Currently, Maxillaria has a fleet of 25 trucks and has recently signed a new facility with Babcock and SA Truck Body to provide 10 new trucks and 10 site tippers that are going to be moving coal in the Middelburg area.

“While some sectors of the economy are slacking, logistics is one of those services that will always be needed. And coal is going to be a major significant factor driving the power generation for South Africa for the next 10 to 20 years. In addition, the export market for coal in South Africa is also very large. So, for us, this is a market sector with a great growth potential,” says Lunga.

He explains that their endeavour into the site tipper market is the beginning of the company’s diversification. “We’ve always been in the general cross-border cargo market. Thus, becoming local is the diversification part for us and as much as people are very pessimistic about the economy, we think there is more potential in running an efficient service inside South Africa.

“When you start changing the equipment that you use and you go into the site tipper market, you are not limited to just coal, there is also the chrome market and a substantial market to move grain as well as bulk fertilisers. At this stage, what we want is to focus on our road transport operation by providing custom fleet solutions to our clients. There is no need for the client, who has the volume and the work, to be taking on the risk of the capital assets. We will do that for you,” he emphasises.

In terms of further diversification, Lunga says there is a large market in the retail sector, as large retail conglomerates are looking to outsource more of their transportation work, and Maxillaria Logistics has started negotiating in that department.

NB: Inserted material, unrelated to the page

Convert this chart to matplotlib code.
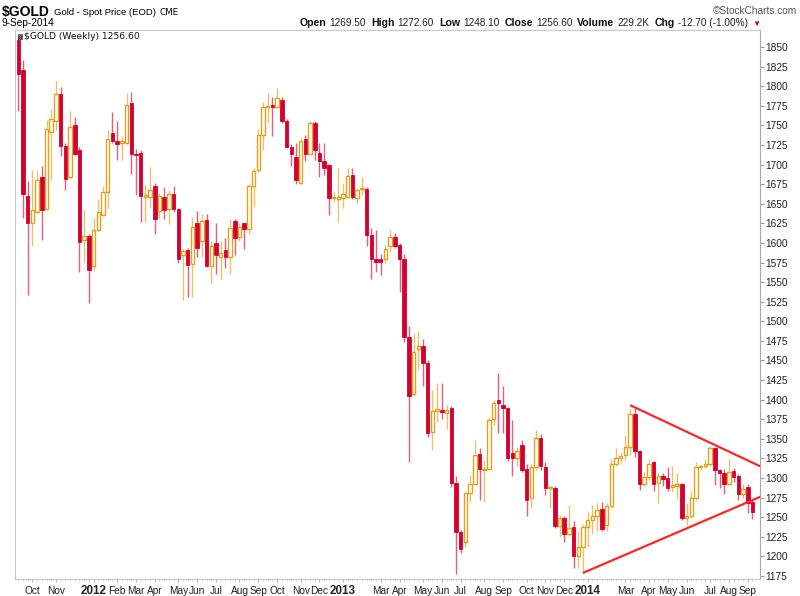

Having worked in Zimbabwe and South Africa, Lunga says the key difference between the two in terms of the logistics industry is that, within the latter, the regulation is more in touch with the industry.

“One of the problems we found in Zimbabwe is that policy is not in touch with the actual operations on the ground. Now, we also see that there is huge initiative between the government and private industry to improve standards. You’ve got bodies, such as RTMS, which is actually a private organisation that stands between government policy and private operators and tries to get the balance to work,” explains Lunga.

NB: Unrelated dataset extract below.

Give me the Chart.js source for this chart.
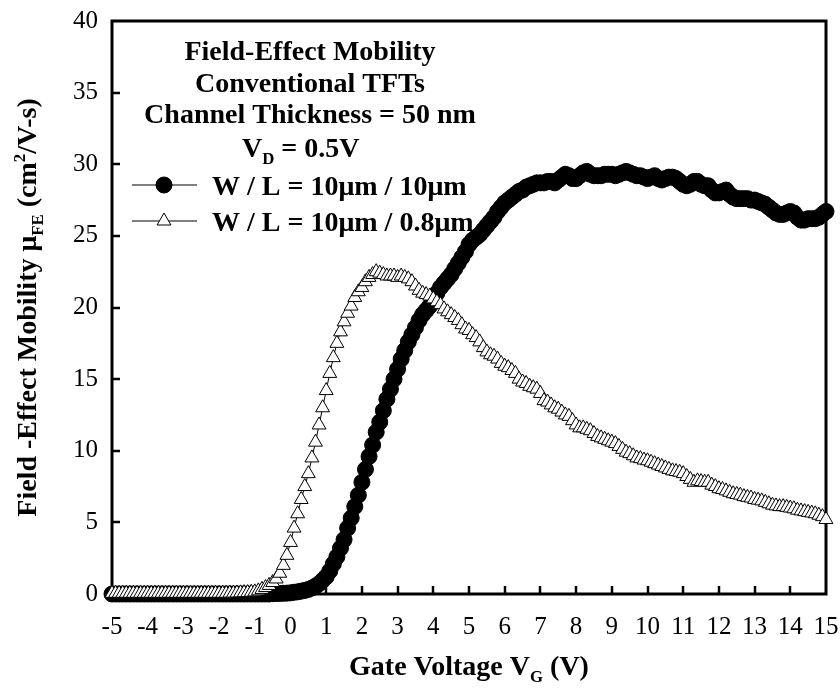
<!DOCTYPE html>
<html lang="en">
<head>
    <meta charset="UTF-8">
    <title>Field-Effect Mobility</title>
    <script src="https://cdn.jsdelivr.net/npm/chart.js"></script>
    <style>
        html, body { margin: 0; padding: 0; background: #ffffff; }
        #wrap { width: 840px; height: 694px; }
    </style>
</head>
<body>
    <div id="wrap">
        <canvas id="mobilityChart" width="840" height="694"></canvas>
    </div>

    <script>
        // Gate sweep: -5 V to 15 V in 0.1 V steps (one row of ten values per volt)
        const VG_START = -5;
        const VG_STEP = 0.1;

        // W / L = 10um / 10um (filled circles)
        const muLongChannel = [
            0, 0, 0, 0, 0, 0, 0, 0, 0, 0,
            0, 0, 0, 0, 0, 0, 0, 0, 0, 0,
            0, 0, 0, 0, 0, 0, 0, 0, 0, 0,
            0, 0, 0, 0, 0, 0, 0, 0, 0, 0,
            0, 0, 0, 0, 0, 0.02, 0.03, 0.04, 0.05, 0.06,
            0.08, 0.12, 0.15, 0.2, 0.25, 0.32, 0.42, 0.55, 0.72, 0.95,
            1.2, 1.6, 2.1, 2.6, 3.2, 3.8, 4.6, 5.3, 6.1, 6.9,
            7.8, 8.7, 9.6, 10.4, 11.3, 12.0, 12.8, 13.6, 14.3, 15.0,
            15.7, 16.4, 17.0, 17.6, 18.1, 18.6, 19.1, 19.5, 19.8, 20.1,
            20.5, 21.0, 21.4, 21.7, 22.0, 22.3, 22.7, 23.1, 23.5, 23.9,
            24.4, 24.7, 24.9, 25.1, 25.4, 25.7, 26.0, 26.3, 26.7, 27.0,
            27.3, 27.5, 27.7, 27.9, 28.1, 28.2, 28.4, 28.5, 28.6, 28.7,
            28.7, 28.7, 28.8, 28.8, 28.7, 28.9, 29.1, 29.3, 29.2, 29.0,
            29.0, 29.2, 29.4, 29.5, 29.3, 29.2, 29.2, 29.2, 29.3, 29.3,
            29.3, 29.2, 29.3, 29.4, 29.5, 29.4, 29.3, 29.2, 29.2, 29.1,
            29.0, 29.1, 29.2, 29.0, 28.9, 29.0, 29.1, 29.1, 29.0, 28.8,
            28.6, 28.5, 28.6, 28.8, 28.8, 28.6, 28.5, 28.5, 28.2, 28.0,
            28.0, 28.1, 28.2, 27.9, 27.7, 27.6, 27.6, 27.6, 27.6, 27.5,
            27.5, 27.4, 27.3, 27.2, 27.0, 26.8, 26.6, 26.5, 26.5, 26.6,
            26.7, 26.6, 26.3, 26.1, 26.1, 26.2, 26.2, 26.2, 26.3, 26.5,
            26.7
        ];

        // W / L = 10um / 0.8um (open triangles)
        const muShortChannel = [
            0.05, 0.05, 0.05, 0.05, 0.05, 0.05, 0.05, 0.05, 0.05, 0.05,
            0.05, 0.05, 0.05, 0.05, 0.05, 0.05, 0.05, 0.05, 0.05, 0.05,
            0.05, 0.05, 0.05, 0.05, 0.05, 0.05, 0.05, 0.05, 0.05, 0.05,
            0.05, 0.05, 0.05, 0.06, 0.06, 0.07, 0.08, 0.09, 0.1, 0.12,
            0.15, 0.22, 0.32, 0.45, 0.6, 0.8, 1.05, 1.45, 2.0, 2.7,
            3.6, 4.6, 5.6, 6.6, 7.5, 8.4, 9.5, 10.6, 11.8, 13.0,
            14.2, 15.4, 16.5, 17.5, 18.3, 19.0, 19.6, 20.1, 20.7, 21.1,
            21.4, 21.8, 22.1, 22.3, 22.5, 22.4, 22.3, 22.2, 22.2, 22.2,
            22.1, 22.2, 22.1, 22.0, 21.8, 21.5, 21.2, 21.0, 20.9, 20.8,
            20.6, 20.4, 20.2, 19.9, 19.7, 19.5, 19.3, 19.1, 18.8, 18.5,
            18.4, 18.1, 17.9, 17.6, 17.2, 16.9, 16.7, 16.6, 16.4, 16.1,
            15.9, 15.8, 15.6, 15.4, 15.0, 14.8, 14.7, 14.5, 14.4, 14.3,
            14.0, 13.5, 13.4, 13.2, 13.0, 12.9, 12.7, 12.5, 12.4, 12.1,
            11.8, 11.6, 11.6, 11.5, 11.4, 11.2, 11.0, 10.9, 10.8, 10.7,
            10.6, 10.5, 10.3, 10.1, 9.9, 9.8, 9.65, 9.5, 9.45, 9.35,
            9.3, 9.2, 9.1, 9.0, 8.9, 8.8, 8.7, 8.6, 8.55, 8.5,
            8.4, 8.2, 8.0, 7.8, 7.9, 7.85, 7.8, 7.8, 7.6, 7.5,
            7.35, 7.3, 7.2, 7.1, 7.0, 6.95, 6.9, 6.8, 6.75, 6.7,
            6.6, 6.55, 6.5, 6.4, 6.3, 6.2, 6.15, 6.1, 6.1, 6.05,
            6.0, 5.95, 5.85, 5.8, 5.75, 5.7, 5.65, 5.6, 5.5, 5.4,
            5.2
        ];

        const seriesLabels = ['W / L = 10\u03BCm / 10\u03BCm', 'W / L = 10\u03BCm / 0.8\u03BCm'];
        const noteLines = ['Field-Effect Mobility', 'Conventional TFTs', 'Channel Thickness = 50 nm'];

        const X_MIN = -5, X_MAX = 15, X_STEP = 1;
        const Y_MIN = 0, Y_MAX = 40, Y_STEP = 5;

        const SERIF = '"Liberation Serif", "Times New Roman", serif';

        function toPoints(values) {
            return values.map((mu, i) => ({ x: +(VG_START + i * VG_STEP).toFixed(1), y: mu }));
        }

        // text runs with sub/superscript pieces
        function runWidth(ctx, parts, size) {
            let w = 0;
            parts.forEach(p => {
                ctx.font = 'bold ' + (p.s ? size * 0.6 : size) + 'px ' + SERIF;
                w += ctx.measureText(p.t).width;
            });
            return w;
        }
        function drawRun(ctx, parts, x, y, size) {
            ctx.textAlign = 'left';
            ctx.textBaseline = 'alphabetic';
            parts.forEach(p => {
                const sz = p.s ? size * 0.6 : size;
                ctx.font = 'bold ' + sz + 'px ' + SERIF;
                let dy = 0;
                if (p.s === 'sub') dy = size * 0.25;
                if (p.s === 'sup') dy = -size * 0.38;
                ctx.fillText(p.t, x, y + dy);
                x += ctx.measureText(p.t).width;
            });
        }

        function marker(ctx, style, x, y) {
            ctx.save();
            ctx.lineWidth = 1;
            ctx.strokeStyle = '#000';
            ctx.beginPath();
            if (style === 'circle') {
                ctx.fillStyle = '#000';
                ctx.arc(x, y, 8, 0, Math.PI * 2);
            } else {
                const r = 8;
                ctx.fillStyle = '#fff';
                ctx.moveTo(x, y - r);
                ctx.lineTo(x + r * 0.866, y + r * 0.5);
                ctx.lineTo(x - r * 0.866, y + r * 0.5);
                ctx.closePath();
            }
            ctx.fill();
            ctx.stroke();
            ctx.restore();
        }

        const paperStyle = {
            id: 'paperStyle',
            beforeDatasetsDraw(chart) {
                const { ctx, chartArea: a, scales: { x, y } } = chart;
                ctx.save();
                ctx.strokeStyle = '#000';
                ctx.lineWidth = 2.5;
                ctx.lineCap = 'butt';
                // tick marks point into the plot
                ctx.beginPath();
                for (let v = X_MIN + X_STEP; v < X_MAX; v += X_STEP) {
                    const px = Math.round(x.getPixelForValue(v));
                    ctx.moveTo(px, a.bottom);
                    ctx.lineTo(px, a.bottom - 8);
                }
                for (let v = Y_MIN + Y_STEP; v < Y_MAX; v += Y_STEP) {
                    const py = Math.round(y.getPixelForValue(v));
                    ctx.moveTo(a.left, py);
                    ctx.lineTo(a.left + 8, py);
                }
                ctx.stroke();
                ctx.lineWidth = 3;
                ctx.strokeRect(a.left, a.top, a.right - a.left, a.bottom - a.top);
                ctx.restore();
            },
            afterDraw(chart) {
                const { ctx, chartArea: a } = chart;
                ctx.save();
                ctx.fillStyle = '#000';

                // note block
                ctx.font = 'bold 28px ' + SERIF;
                ctx.textAlign = 'center';
                ctx.textBaseline = 'alphabetic';
                ctx.fillText(noteLines[0], 310, 60);
                ctx.fillText(noteLines[1], 310, 92);
                ctx.fillText(noteLines[2], 310, 123);
                drawRun(ctx, [{ t: 'V' }, { t: 'D', s: 'sub' }, { t: ' = 0.5V' }], 242, 157, 28);

                // legend
                const rows = [{ y: 185, style: 'circle' }, { y: 221, style: 'triangle' }];
                rows.forEach((r, i) => {
                    ctx.strokeStyle = '#000';
                    ctx.lineWidth = 1;
                    ctx.beginPath();
                    ctx.moveTo(132, r.y);
                    ctx.lineTo(197, r.y);
                    ctx.stroke();
                    marker(ctx, r.style, 164, r.y);
                    ctx.fillStyle = '#000';
                    ctx.font = 'bold 28px ' + SERIF;
                    ctx.textAlign = 'left';
                    ctx.fillText(seriesLabels[i], 212, r.y + 10);
                });

                // x axis title
                const xt = [{ t: 'Gate Voltage V' }, { t: 'G', s: 'sub' }, { t: ' (V)' }];
                const xw = runWidth(ctx, xt, 28);
                drawRun(ctx, xt, (a.left + a.right) / 2 - xw / 2, 675, 28);

                // y axis title, rotated
                const yt = [{ t: 'Field -Effect Mobility \u03BC' }, { t: 'FE', s: 'sub' },
                            { t: ' (cm' }, { t: '2', s: 'sup' }, { t: '/V-s)' }];
                const yw = runWidth(ctx, yt, 28);
                ctx.translate(36, (a.top + a.bottom) / 2);
                ctx.rotate(-Math.PI / 2);
                drawRun(ctx, yt, -yw / 2, 0, 28);
                ctx.restore();
            }
        };

        const chart = new Chart(document.getElementById('mobilityChart').getContext('2d'), {
            type: 'line',
            data: {
                datasets: [
                    {
                        label: seriesLabels[0],
                        data: toPoints(muLongChannel),
                        borderColor: '#000',
                        borderWidth: 1,
                        pointStyle: 'circle',
                        pointRadius: 8,
                        pointBackgroundColor: '#000',
                        pointBorderColor: '#000',
                        pointBorderWidth: 1,
                        clip: false,
                        order: 1
                    },
                    {
                        label: seriesLabels[1],
                        data: toPoints(muShortChannel),
                        borderColor: '#000',
                        borderWidth: 1,
                        pointStyle: 'triangle',
                        pointRadius: 8,
                        pointBackgroundColor: '#fff',
                        pointBorderColor: '#000',
                        pointBorderWidth: 1,
                        clip: false,
                        order: 0
                    }
                ]
            },
            options: {
                responsive: false,
                animation: false,
                devicePixelRatio: 1,
                layout: { padding: { left: 0, top: 21, right: 14, bottom: 0 } },
                plugins: {
                    legend: { display: false },
                    tooltip: { enabled: false }
                },
                scales: {
                    x: {
                        type: 'linear',
                        min: X_MIN,
                        max: X_MAX,
                        grid: { display: false, drawTicks: false },
                        border: { display: false },
                        ticks: {
                            stepSize: X_STEP,
                            maxRotation: 0,
                            autoSkip: false,
                            padding: 18,
                            color: '#000',
                            font: { family: SERIF, size: 25 }
                        },
                        afterFit: s => { s.height = 100; s.paddingLeft = 0; s.paddingRight = 0; }
                    },
                    y: {
                        min: Y_MIN,
                        max: Y_MAX,
                        grid: { display: false, drawTicks: false },
                        border: { display: false },
                        ticks: {
                            stepSize: Y_STEP,
                            padding: 14,
                            color: '#000',
                            font: { family: SERIF, size: 25 }
                        },
                        afterFit: s => { s.width = 112; s.paddingTop = 0; s.paddingBottom = 0; }
                    }
                }
            },
            plugins: [paperStyle]
        });
    </script>
</body>
</html>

“I feel that the influence of the Road Freight Association and these smaller private organisations representing the transporters has a much better voice in speaking to the government. Thus, I feel that, although there’s a lot of negativity, this is still a functional system. We have a voice. If enough of us stand up together and say that what has been decided by the government doesn’t work and is detrimental to business, they will take notice of what we’re talking about,” he adds.

Concerning business growth, Lunga says the company is very positive about the South African economy. “Having come from Zimbabwe, where we’ve seen major challenges to business, despite the best intentions of policy, I am always mindful to try and sell to my South African counterparts that the South African economy is very far from ruin. There are too many systems in place and the economy is too diverse for the entire economy to fall.

“Every economy goes through troubling times and while some of the issues are domestic, I think the majority is macro, especially considering the trade wars that are happening around the world. We are determined and very convinced that South Africa is the place for us to be for the next 10 to 20 years and we are investing actively in the growth here,” he says.

Regarding the role of technology, Lunga says that it has been a huge factor in business development and efficiency, as it allows better client integration. Maxillaria Logistics employs a number of innovative systems that assist the client’s utilisation of the services offered, productivity, the maximisation of asset utilisation, the cost control of fuel and the security of cargo.

Lunga views the size of Maxillaria Logistics as its competitive advantage, explaining that a smaller operation allows for more direct communication between clients and the decision-makers, allowing for a very personalised service.